Supplied entries:
>>

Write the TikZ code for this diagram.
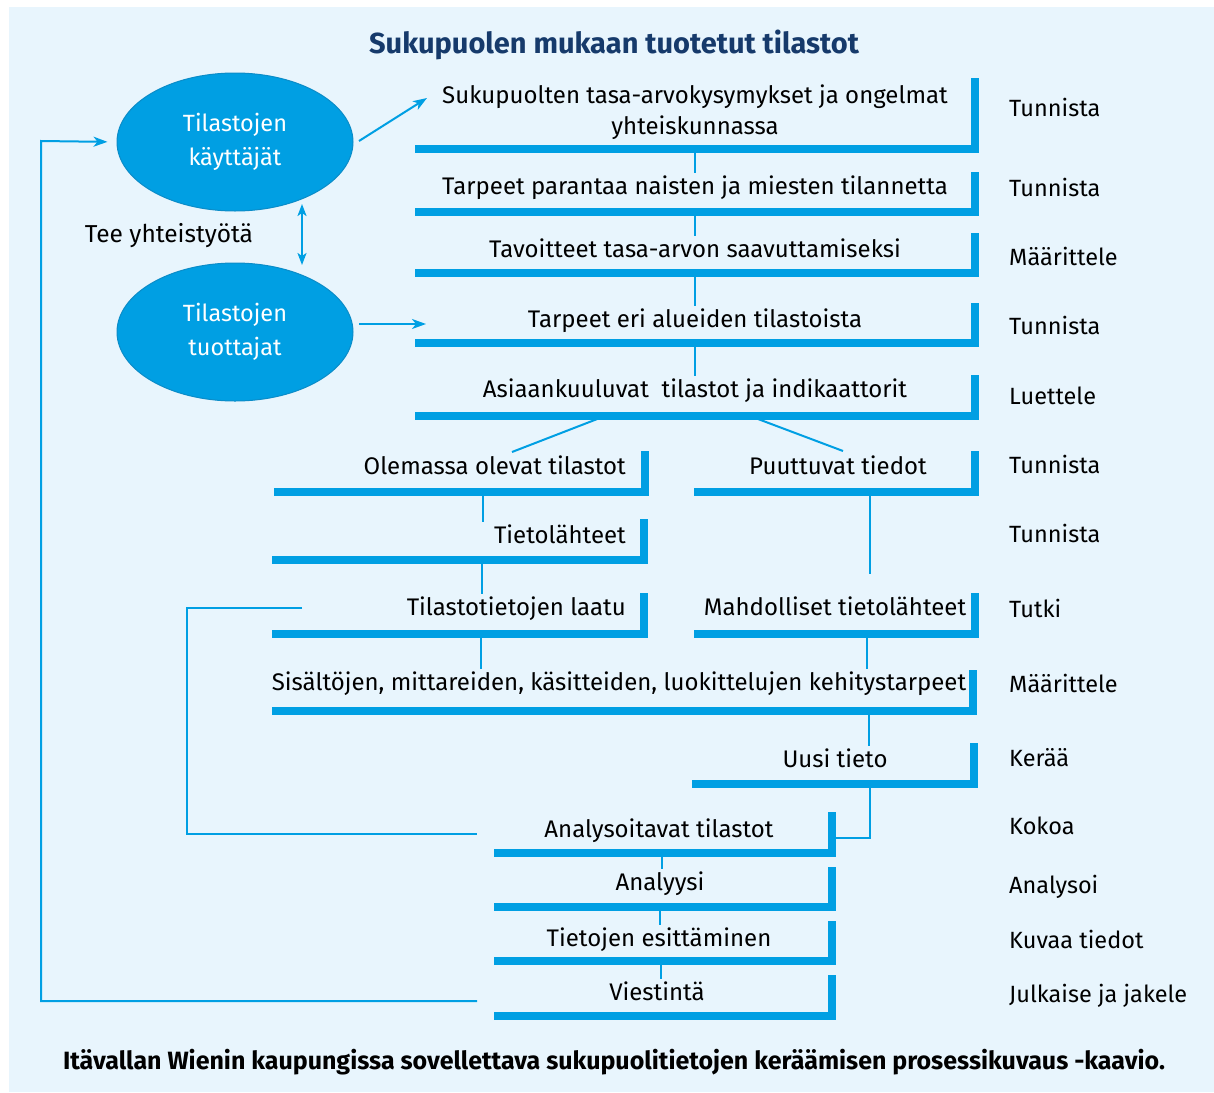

<<
>>

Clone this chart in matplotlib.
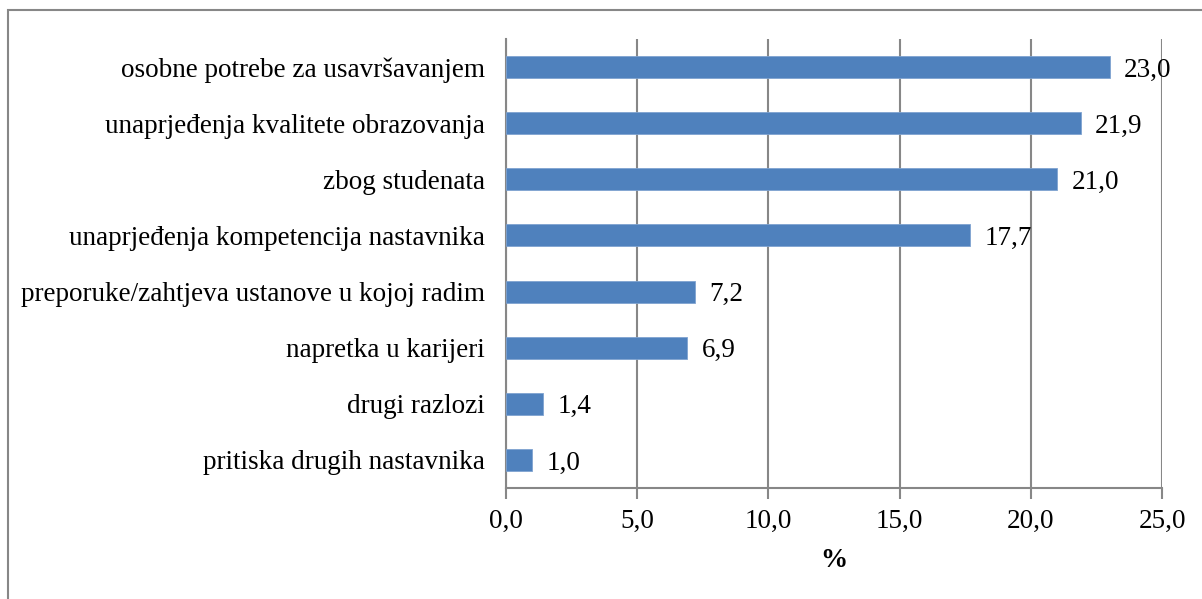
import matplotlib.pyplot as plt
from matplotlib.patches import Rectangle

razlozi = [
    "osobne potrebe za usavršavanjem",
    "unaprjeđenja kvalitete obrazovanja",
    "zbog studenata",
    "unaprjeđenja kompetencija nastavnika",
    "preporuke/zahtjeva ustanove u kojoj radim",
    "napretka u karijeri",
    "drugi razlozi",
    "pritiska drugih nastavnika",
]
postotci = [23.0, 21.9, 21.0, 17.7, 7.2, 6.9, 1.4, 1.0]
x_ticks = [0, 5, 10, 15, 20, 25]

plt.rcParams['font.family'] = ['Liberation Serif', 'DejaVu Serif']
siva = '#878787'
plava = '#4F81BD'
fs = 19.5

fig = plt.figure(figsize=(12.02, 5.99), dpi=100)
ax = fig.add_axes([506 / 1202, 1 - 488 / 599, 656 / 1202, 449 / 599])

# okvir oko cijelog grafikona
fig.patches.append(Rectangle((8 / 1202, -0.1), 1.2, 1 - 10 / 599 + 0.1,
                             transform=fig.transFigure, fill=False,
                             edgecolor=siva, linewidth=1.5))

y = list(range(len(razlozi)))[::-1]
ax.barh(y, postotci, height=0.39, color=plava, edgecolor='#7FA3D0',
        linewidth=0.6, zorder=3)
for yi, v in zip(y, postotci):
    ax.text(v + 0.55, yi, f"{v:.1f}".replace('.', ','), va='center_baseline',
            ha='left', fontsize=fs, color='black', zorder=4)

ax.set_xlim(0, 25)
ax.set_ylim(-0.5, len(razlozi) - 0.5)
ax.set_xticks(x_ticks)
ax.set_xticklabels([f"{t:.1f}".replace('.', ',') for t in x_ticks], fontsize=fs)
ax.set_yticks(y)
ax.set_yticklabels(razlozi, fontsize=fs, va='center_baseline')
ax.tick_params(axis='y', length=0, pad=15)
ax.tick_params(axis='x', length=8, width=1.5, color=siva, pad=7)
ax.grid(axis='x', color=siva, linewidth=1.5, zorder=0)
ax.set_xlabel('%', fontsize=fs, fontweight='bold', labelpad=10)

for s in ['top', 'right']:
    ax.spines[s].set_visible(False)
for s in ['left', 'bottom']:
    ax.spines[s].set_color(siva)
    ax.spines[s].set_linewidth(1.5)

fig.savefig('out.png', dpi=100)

<<

Problem description: Gather every line from the entries above where the word "this" appears, and copy them.

Exercise output:
Write the TikZ code for this diagram.
Clone this chart in matplotlib.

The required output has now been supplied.